The three abductions of maidens from the Vreta convent was a series of events that took place in Sweden in the 13th century. They became legendary and inspired many poems.

== Background ==
The abduction of maidens for wives seems to have been an ancient Germanic tradition. Women's marriages were clan matters to be decided by the woman's nearest male relative, often together with tribal elders. A marriage was an alliance contract and also had many economical repercussions. A man was not allowed to marry a woman from an enemy clan unless it was to seal a treaty between the clans. On the other hand, a man might want to marry an heiress from a rival clan in order to impose his own power upon that clan.

== Abduction of 1210 ==
Around 1210, Helena Sverkersdotter, the only daughter of the deposed King Sverker II, was studying at the Vreta convent when her father fell in battle. The young Sune Folkason, son of an earl who had been among Sverker's opponents in that battle and had also fallen, wished to marry her, but her relatives would not hear his proposal. Folkason abducted Helena and, according to folklore, took her to the castle of Ymseborg. They married and had two daughters. The older was Catherine of Ymseborg, who married King Eric XI in 1244.

== Abduction of 1244 ==
Around 1244, Benedikte Sunadotter, the younger daughter of Sune Folkason and Helena Sverkersdotter, was being educated at the Vreta convent. Laurens Pedersson, Justiciar of Östergötland, abducted her.
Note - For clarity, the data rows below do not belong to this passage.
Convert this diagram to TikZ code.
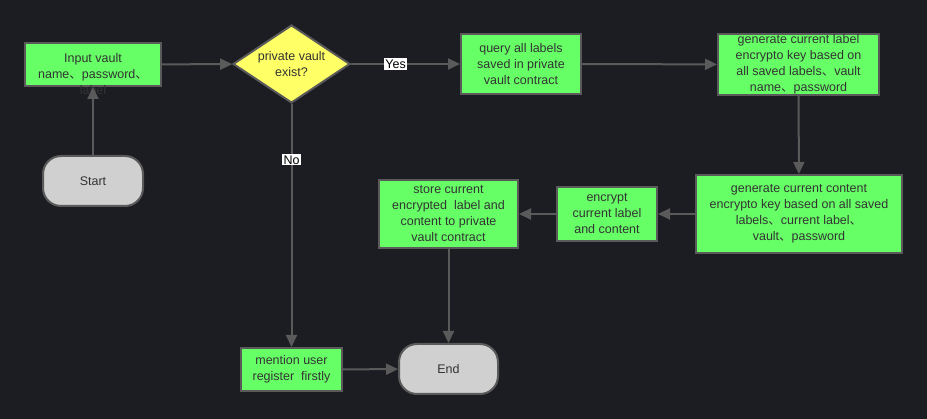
\documentclass[tikz,border=0pt]{standalone}
\usepackage{fontspec}
\setmainfont{Liberation Sans}
\newfontfamily\cjkfont{Noto Sans CJK SC}
\newcommand{\dn}{{\cjkfont 、}}
\usetikzlibrary{arrows.meta,shapes.geometric}
\definecolor{bgc}{HTML}{1B1D22}
\definecolor{grn}{HTML}{66FF66}
\definecolor{ylw}{HTML}{FFFF66}
\definecolor{term}{HTML}{D0D0D0}
\definecolor{edge}{HTML}{5A5A5A}
\definecolor{txt}{HTML}{333333}
\tikzset{
  base/.style={draw=edge, line width=2pt, text=txt, inner sep=0pt, align=center,
    font=\fontsize{12.5}{16}\selectfont},
  proc/.style={base, rectangle, fill=grn},
  term/.style={base, rectangle, rounded corners=18pt, fill=term, minimum width=100pt, minimum height=50pt},
  deci/.style={base, diamond, fill=ylw, aspect=1.5, minimum width=117pt, minimum height=78pt},
  conn/.style={draw=edge, line width=2pt, -{Triangle[length=12pt,width=11pt]}},
  lbl/.style={fill=white, text=black, inner sep=1.2pt, font=\fontsize{12.5}{14}\selectfont}
}
\begin{document}
\begin{tikzpicture}[x=1pt,y=-1pt]
\fill[bgc] (0,0) rectangle (927,419);
\useasboundingbox (0,0) rectangle (927,419);
% nodes
\node[proc, minimum width=136pt, minimum height=43pt] (input) at (93,64.5) {};
\node[text=txt, inner sep=0pt, align=center, font=\fontsize{12.5}{16}\selectfont] (inputtxt) at (93,74) {Input vault\\name\dn password\dn\\label};
\node[term] (start) at (93,181) {Start};
\node[deci] (dec) at (291.5,64) {private vault\\exist?};
\node[proc, minimum width=120pt, minimum height=60pt] (query) at (521,64) {query all labels\\saved in private\\vault contract};
\node[proc, minimum width=161pt, minimum height=61pt] (genlab) at (798.5,64.5) {generate current label\\encrypto key based on\\all saved labels\dn vault\\name\dn password};
\node[proc, minimum width=206pt, minimum height=78pt] (gencon) at (799,214) {generate current content\\encrypto key based on all saved\\labels\dn current label\dn\\vault\dn password};
\node[proc, minimum width=100pt, minimum height=54pt] (enc) at (607,214) {encrypt\\current label\\and content};
\node[proc, minimum width=139pt, minimum height=68pt] (store) at (448.5,214) {store current\\encrypted\ \ label and\\content to private\\vault contract};
\node[proc, minimum width=101pt, minimum height=43pt] (mention) at (291.5,369.5) {mention user\\register\ \ firstly};
\node[term, minimum width=99pt] (end) at (448.5,369) {End};
% connectors
\draw[conn] (start) -- (input);
\draw[conn] (input) -- (dec);
\draw[conn] (dec) -- node[lbl, pos=0.41] (yes) {Yes} (query);
\draw[conn] (query) -- (genlab);
\draw[conn] (genlab) -- (gencon);
\draw[conn] (gencon) -- (enc);
\draw[conn] (enc) -- (store);
\draw[conn] (store) -- (end);
\draw[conn] (dec) -- node[lbl, pos=0.23] (no) {No} (mention);
\draw[conn] (mention) -- (end);
\end{tikzpicture}
\end{document}
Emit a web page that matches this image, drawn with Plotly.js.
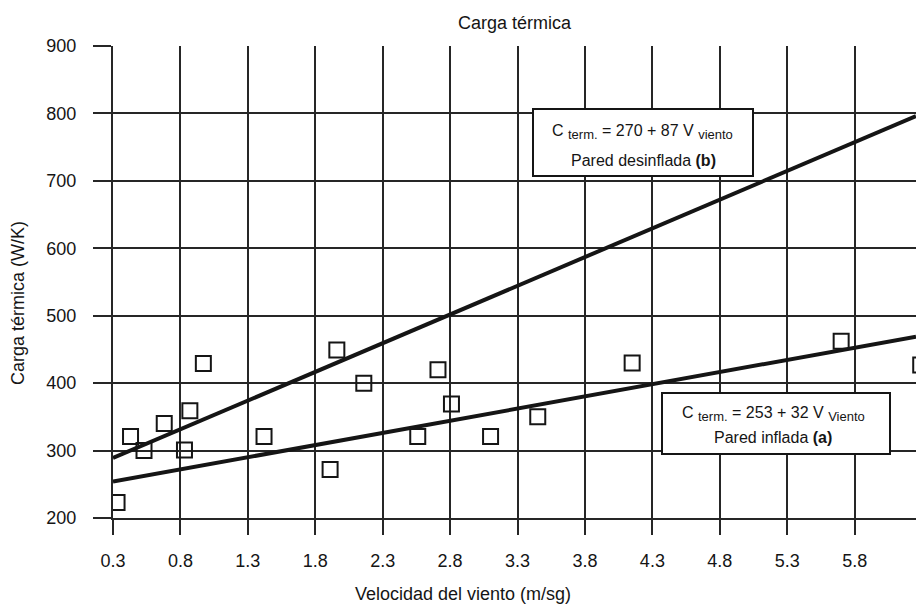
<!DOCTYPE html>
<html>
<head>
<meta charset="utf-8">
<script src="https://cdn.plot.ly/plotly-3.0.1.min.js"></script>
<style>html,body{margin:0;padding:0;background:#fff;}#chart{width:916px;height:606px;}</style>
</head>
<body>
<div id="chart"></div>
<script>
// Measured points (velocidad del viento, carga térmica)
const pointsX = [0.33, 0.43, 0.53, 0.68, 0.83, 0.87, 0.97, 1.42, 1.91, 1.96, 2.16, 2.56, 2.71, 2.81, 3.10, 3.45, 4.15, 5.70, 6.29];
const pointsY = [223, 321, 300, 340, 301, 359, 429, 321, 272, 449, 400, 321, 420, 369, 321, 350, 430, 462, 427];

// Fitted lines as drawn (end points)
const lineX = [0.3, 6.255];
const lineA = [254, 469];   // Pared inflada (a)
const lineB = [289, 796];   // Pared desinflada (b)

// Tick labels
const xTicks = [0.3, 0.8, 1.3, 1.8, 2.3, 2.8, 3.3, 3.8, 4.3, 4.8, 5.3, 5.8];
const yTicks = [200, 300, 400, 500, 600, 700, 800, 900];

const FONT = '"Liberation Sans", Arial, sans-serif';
const INK = '#151515';
const GRID = '#262626';

// pixel helpers for placing annotation boxes (plot area 113..916 x 46..518)
const px = v => (v - 113) / 803;
const py = v => (518 - v) / 472;

const traces = [
  {x: lineX, y: lineA, mode: 'lines', line: {color: INK, width: 4}, hoverinfo: 'skip', showlegend: false},
  {x: lineX, y: lineB, mode: 'lines', line: {color: INK, width: 4}, hoverinfo: 'skip', showlegend: false},
  {x: pointsX, y: pointsY, mode: 'markers', cliponaxis: true,
   marker: {symbol: 'square-open', size: 15, color: INK, line: {width: 2, color: INK}}, showlegend: false}
];

const SUB = t => '<sub><span style="font-size:13px">' + t + '</span></sub>';
const boxFont = {family: FONT, size: 16, color: INK};

const layout = {
  width: 916, height: 606,
  margin: {l: 113, r: 0, t: 46, b: 88, pad: 0},
  paper_bgcolor: '#fff', plot_bgcolor: '#fff',
  font: {family: FONT, size: 18, color: INK},
  title: {text: 'Carga térmica', font: {family: FONT, size: 18, color: INK},
          xref: 'paper', x: 0.5, xanchor: 'center', yref: 'container', y: 1 - 23/606, yanchor: 'middle'},
  xaxis: {
    range: [0.3, 6.255], tickvals: xTicks, ticktext: xTicks.map(v => v.toFixed(1)),
    showgrid: true, gridcolor: GRID, gridwidth: 2,
    showline: true, linecolor: GRID, linewidth: 2,
    ticks: 'outside', ticklen: 15, tickwidth: 2, tickcolor: GRID,
    ticklabelstandoff: 10,
    tickfont: {family: FONT, size: 18, color: INK}, zeroline: false
  },
  yaxis: {
    range: [200, 900], tickvals: yTicks,
    showgrid: true, gridcolor: GRID, gridwidth: 2,
    showline: true, linecolor: GRID, linewidth: 2,
    ticks: 'outside', ticklen: 18, tickwidth: 2, tickcolor: GRID,
    ticklabelstandoff: 13,
    tickfont: {family: FONT, size: 18, color: INK}, zeroline: false
  },
  shapes: [
    {type: 'rect', xref: 'paper', yref: 'paper', x0: px(533), x1: px(753), y0: py(176), y1: py(109),
     fillcolor: '#fff', line: {color: INK, width: 2}, layer: 'above'},
    {type: 'rect', xref: 'paper', yref: 'paper', x0: px(662), x1: px(890), y0: py(454), y1: py(393),
     fillcolor: '#fff', line: {color: INK, width: 2}, layer: 'above'}
  ],
  annotations: [
    {xref: 'paper', yref: 'paper', x: px(463), y: py(594), xanchor: 'center', yanchor: 'middle',
     text: 'Velocidad del viento (m/sg)', showarrow: false, font: {family: FONT, size: 18, color: INK}},
    {xref: 'paper', yref: 'paper', x: px(18), y: py(303), xanchor: 'center', yanchor: 'middle',
     text: 'Carga térmica (W/K)', textangle: -90, showarrow: false, font: {family: FONT, size: 18, color: INK}},
    {xref: 'paper', yref: 'paper', x: px(642), y: py(132), xanchor: 'center', yanchor: 'middle',
     text: 'C ' + SUB('term.') + ' = 270 + 87 V ' + SUB('viento'), showarrow: false, font: boxFont},
    {xref: 'paper', yref: 'paper', x: px(643), y: py(160), xanchor: 'center', yanchor: 'middle',
     text: 'Pared desinflada <b>(b)</b>', showarrow: false, font: boxFont},
    {xref: 'paper', yref: 'paper', x: px(773), y: py(414), xanchor: 'center', yanchor: 'middle',
     text: 'C ' + SUB('term.') + ' = 253 + 32 V ' + SUB('Viento'), showarrow: false, font: boxFont},
    {xref: 'paper', yref: 'paper', x: px(773), y: py(437), xanchor: 'center', yanchor: 'middle',
     text: 'Pared inflada <b>(a)</b>', showarrow: false, font: boxFont}
  ]
};

Plotly.newPlot('chart', traces, layout, {displayModeBar: false, staticPlot: true});
</script>
</body>
</html>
One theory is that Pedersson may have been a grandson of a king of the St. Eric dynasty and wished to unite that dynasty with Benedikte's Sverker dynasty. He may also have had designs on the throne. In any case, Benedikte was released and soon married high noble Svantepolk Knutsson, Lord of Viby, with whom she had several daughters and a son, Knut, who died childless.

== Abduction of 1288 ==
In 1288, Ingrid Svantepolksdotter, one of the daughters of Benedikte and Svantepolk, was being educated at the Vreta convent. Her father had intended her to marry a Danish nobleman, the future High Justiciar David Thorsteinsen. Folke Algotsson, a knight from Götaland (and, according to myth, a descendant of Algaut), abducted her with the help of some of his brothers and fled with her to Norway. King Magnus Ladulås, reportedly livid about the wilful breach of women's safety in convents, had one of the brothers executed.

Ingrid eventually returned from Norway and became abbess of Vreta. Her son, Knut Folkason, became Overlord of Blekinge and Lister.